* [YOUR GOAL] Reproduce all lines of the listing below in which the word "with" occurs.

* [RECORDS FOR PROCESSING]
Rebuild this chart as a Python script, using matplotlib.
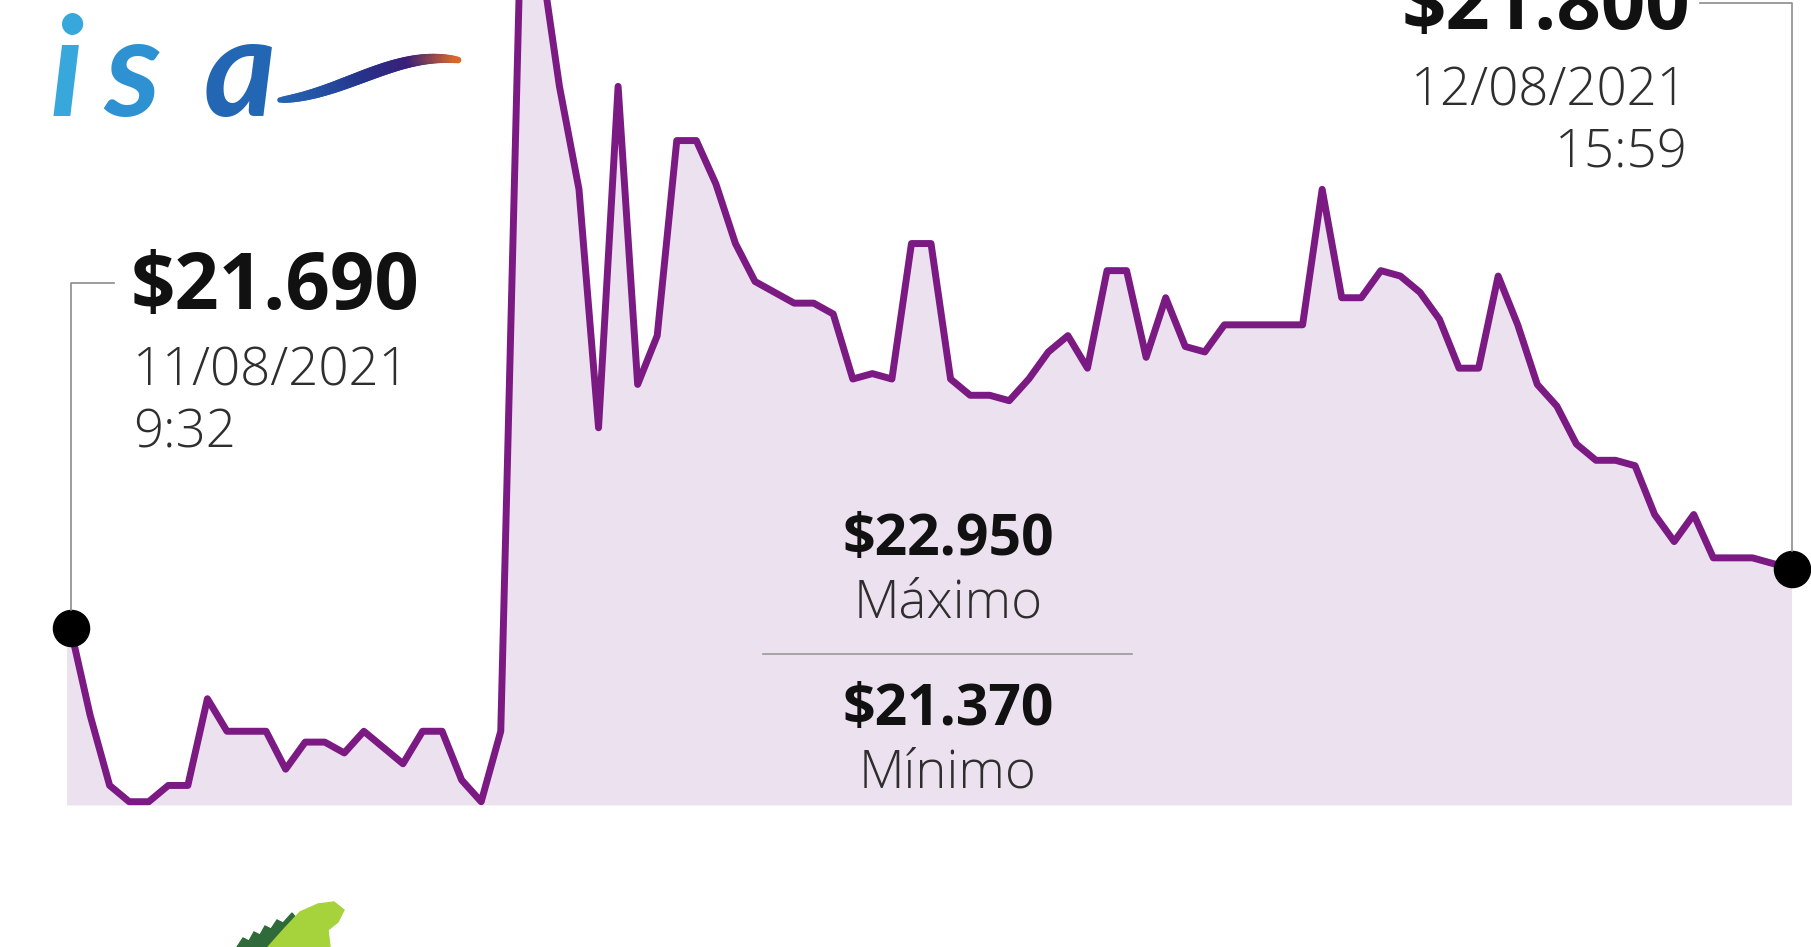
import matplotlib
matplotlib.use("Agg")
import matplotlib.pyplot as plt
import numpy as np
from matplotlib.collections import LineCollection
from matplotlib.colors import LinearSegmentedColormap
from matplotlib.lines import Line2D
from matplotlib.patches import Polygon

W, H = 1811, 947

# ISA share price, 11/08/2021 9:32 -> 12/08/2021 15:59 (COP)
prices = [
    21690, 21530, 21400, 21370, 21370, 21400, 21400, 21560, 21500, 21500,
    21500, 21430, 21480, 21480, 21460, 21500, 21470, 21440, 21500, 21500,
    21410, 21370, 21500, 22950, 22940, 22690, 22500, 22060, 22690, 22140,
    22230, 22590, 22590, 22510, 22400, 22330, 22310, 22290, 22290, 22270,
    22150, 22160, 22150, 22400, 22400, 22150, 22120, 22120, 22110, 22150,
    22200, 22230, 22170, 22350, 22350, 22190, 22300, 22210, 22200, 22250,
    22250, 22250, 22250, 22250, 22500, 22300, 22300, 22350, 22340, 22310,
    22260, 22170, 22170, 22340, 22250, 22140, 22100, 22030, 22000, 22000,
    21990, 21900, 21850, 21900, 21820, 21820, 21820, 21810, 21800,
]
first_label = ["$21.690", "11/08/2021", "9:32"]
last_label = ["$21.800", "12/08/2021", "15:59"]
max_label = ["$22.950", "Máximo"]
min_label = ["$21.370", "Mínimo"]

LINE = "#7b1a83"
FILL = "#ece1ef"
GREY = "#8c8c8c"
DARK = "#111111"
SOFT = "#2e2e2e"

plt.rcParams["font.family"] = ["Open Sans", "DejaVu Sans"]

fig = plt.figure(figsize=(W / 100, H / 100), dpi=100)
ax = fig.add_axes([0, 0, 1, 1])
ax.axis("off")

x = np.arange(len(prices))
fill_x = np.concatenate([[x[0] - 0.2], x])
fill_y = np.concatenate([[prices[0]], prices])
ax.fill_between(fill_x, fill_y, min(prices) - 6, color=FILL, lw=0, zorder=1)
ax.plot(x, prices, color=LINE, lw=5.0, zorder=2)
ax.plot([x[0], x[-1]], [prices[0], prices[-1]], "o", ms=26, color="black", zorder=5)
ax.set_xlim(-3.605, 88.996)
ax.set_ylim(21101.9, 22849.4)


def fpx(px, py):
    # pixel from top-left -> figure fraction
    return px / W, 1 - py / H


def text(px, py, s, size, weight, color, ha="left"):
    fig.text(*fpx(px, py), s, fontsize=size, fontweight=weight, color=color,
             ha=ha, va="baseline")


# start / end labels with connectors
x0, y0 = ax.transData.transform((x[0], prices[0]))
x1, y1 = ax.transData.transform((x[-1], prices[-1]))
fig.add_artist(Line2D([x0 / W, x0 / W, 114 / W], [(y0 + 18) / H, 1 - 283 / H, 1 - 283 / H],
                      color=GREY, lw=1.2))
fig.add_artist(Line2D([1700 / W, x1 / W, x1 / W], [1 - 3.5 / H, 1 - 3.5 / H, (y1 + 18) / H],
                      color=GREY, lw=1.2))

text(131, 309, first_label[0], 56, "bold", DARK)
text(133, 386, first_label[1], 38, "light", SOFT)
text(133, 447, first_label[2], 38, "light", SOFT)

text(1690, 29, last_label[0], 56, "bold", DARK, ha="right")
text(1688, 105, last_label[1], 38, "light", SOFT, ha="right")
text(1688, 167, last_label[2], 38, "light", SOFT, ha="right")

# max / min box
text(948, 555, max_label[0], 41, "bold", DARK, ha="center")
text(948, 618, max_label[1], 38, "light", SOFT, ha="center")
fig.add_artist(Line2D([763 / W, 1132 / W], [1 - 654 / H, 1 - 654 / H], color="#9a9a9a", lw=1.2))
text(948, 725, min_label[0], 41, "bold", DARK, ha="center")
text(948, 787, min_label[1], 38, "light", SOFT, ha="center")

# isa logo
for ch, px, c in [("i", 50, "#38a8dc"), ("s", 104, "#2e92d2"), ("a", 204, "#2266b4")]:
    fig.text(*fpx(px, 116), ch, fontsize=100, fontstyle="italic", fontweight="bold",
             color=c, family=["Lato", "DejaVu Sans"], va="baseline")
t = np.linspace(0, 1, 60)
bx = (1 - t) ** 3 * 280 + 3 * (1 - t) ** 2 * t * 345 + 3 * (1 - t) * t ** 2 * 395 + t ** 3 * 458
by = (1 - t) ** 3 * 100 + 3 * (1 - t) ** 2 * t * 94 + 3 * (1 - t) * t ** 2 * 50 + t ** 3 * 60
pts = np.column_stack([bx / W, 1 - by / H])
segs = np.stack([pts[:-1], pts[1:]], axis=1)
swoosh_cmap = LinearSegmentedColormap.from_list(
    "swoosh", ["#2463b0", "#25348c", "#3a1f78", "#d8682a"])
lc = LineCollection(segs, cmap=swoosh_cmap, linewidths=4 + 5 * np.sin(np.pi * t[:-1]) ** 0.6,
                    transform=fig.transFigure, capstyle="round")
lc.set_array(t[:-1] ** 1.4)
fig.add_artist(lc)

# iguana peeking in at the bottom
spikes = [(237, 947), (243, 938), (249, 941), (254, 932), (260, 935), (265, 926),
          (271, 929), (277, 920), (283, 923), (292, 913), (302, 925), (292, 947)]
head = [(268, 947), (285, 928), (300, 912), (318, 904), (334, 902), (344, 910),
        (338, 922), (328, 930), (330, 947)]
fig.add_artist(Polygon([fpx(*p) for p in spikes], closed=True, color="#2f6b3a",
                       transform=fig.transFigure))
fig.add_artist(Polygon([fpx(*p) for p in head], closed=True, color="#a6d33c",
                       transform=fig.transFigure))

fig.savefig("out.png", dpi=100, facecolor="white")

---

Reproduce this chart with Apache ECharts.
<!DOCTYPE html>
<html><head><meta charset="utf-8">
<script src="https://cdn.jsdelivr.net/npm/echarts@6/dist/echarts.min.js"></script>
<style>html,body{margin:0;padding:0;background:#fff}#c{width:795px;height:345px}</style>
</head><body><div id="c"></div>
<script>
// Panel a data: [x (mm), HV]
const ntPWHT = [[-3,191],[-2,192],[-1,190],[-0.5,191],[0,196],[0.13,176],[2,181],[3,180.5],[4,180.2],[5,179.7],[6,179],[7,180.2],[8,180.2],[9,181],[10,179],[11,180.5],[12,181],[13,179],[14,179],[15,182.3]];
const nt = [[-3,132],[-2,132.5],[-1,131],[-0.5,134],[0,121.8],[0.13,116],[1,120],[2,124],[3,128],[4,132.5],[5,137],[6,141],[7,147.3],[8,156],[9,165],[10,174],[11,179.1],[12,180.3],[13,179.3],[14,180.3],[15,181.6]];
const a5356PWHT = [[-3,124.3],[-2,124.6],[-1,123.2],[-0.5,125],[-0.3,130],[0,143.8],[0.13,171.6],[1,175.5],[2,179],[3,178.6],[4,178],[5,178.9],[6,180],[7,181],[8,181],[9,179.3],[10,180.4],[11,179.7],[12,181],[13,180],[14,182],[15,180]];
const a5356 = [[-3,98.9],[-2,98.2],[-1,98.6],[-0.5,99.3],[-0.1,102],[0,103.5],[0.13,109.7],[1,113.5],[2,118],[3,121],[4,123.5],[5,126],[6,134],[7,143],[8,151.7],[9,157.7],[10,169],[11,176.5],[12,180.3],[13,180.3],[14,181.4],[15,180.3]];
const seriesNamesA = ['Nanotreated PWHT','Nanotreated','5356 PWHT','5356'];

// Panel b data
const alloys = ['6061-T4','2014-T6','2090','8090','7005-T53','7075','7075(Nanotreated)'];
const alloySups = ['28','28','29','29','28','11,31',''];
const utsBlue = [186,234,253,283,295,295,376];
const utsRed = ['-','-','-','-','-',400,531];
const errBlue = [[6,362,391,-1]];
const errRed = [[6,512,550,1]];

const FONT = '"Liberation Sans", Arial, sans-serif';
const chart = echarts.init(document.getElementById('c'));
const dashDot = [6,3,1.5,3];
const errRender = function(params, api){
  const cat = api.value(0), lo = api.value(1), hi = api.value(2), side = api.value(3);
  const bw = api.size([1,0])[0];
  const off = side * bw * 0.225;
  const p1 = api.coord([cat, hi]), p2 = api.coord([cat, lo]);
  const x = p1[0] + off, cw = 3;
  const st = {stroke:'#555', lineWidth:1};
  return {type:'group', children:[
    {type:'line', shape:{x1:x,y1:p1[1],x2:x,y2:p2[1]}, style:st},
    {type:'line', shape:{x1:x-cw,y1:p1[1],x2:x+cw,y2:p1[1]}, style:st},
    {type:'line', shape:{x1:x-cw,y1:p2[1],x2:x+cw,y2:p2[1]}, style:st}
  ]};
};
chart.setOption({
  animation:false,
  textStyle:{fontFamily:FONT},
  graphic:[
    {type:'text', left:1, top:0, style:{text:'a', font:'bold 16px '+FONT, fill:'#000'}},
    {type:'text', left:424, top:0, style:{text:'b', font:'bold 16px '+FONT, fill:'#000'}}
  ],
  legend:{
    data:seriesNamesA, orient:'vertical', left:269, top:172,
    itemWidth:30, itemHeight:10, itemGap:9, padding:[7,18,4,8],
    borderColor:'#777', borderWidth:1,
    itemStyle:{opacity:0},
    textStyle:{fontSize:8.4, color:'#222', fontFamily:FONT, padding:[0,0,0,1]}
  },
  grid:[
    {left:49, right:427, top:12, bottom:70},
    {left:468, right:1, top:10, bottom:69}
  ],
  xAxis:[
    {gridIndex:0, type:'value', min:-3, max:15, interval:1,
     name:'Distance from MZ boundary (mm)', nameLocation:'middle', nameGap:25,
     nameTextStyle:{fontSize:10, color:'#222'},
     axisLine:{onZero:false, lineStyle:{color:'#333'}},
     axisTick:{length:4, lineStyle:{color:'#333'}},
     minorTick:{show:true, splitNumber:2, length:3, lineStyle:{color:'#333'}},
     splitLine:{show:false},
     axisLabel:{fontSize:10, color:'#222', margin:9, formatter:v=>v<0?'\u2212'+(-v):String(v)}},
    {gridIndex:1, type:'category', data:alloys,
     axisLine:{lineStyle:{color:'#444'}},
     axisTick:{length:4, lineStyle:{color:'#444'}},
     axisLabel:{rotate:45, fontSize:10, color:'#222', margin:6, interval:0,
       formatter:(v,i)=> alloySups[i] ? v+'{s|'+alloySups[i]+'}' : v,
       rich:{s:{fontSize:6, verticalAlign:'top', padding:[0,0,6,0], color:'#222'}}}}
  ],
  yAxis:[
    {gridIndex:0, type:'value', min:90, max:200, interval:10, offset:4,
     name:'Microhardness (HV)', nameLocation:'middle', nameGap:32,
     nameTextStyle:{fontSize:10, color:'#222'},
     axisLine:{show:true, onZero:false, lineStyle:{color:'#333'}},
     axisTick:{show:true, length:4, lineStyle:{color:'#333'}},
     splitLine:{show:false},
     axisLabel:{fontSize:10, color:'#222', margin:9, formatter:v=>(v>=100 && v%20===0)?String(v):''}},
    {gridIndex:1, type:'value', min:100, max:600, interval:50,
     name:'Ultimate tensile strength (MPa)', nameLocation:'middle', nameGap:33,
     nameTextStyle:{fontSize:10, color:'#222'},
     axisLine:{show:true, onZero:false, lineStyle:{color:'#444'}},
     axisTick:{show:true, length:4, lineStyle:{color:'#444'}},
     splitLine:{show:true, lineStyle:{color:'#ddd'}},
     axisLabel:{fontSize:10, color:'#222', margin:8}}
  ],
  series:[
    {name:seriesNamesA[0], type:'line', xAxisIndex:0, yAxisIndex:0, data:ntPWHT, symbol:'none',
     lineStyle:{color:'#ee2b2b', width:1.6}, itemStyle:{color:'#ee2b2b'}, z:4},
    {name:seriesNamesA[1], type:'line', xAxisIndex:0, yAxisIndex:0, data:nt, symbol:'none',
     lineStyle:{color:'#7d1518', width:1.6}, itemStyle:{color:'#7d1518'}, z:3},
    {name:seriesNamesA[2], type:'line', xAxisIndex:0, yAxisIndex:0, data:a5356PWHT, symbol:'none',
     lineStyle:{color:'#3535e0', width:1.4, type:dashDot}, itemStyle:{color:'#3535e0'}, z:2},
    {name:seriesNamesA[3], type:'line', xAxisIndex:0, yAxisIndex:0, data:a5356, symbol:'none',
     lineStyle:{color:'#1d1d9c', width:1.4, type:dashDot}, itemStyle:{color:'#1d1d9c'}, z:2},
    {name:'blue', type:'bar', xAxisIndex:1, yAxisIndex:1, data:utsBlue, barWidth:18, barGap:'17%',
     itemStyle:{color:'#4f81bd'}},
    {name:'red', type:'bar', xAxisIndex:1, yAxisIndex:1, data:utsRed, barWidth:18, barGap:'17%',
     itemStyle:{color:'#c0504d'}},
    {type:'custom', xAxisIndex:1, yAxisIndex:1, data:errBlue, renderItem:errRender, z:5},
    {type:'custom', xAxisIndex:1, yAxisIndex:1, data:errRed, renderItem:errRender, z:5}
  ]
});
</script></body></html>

* [EXPECTED ANSWER]
# start / end labels with connectors
Reproduce this chart with Apache ECharts.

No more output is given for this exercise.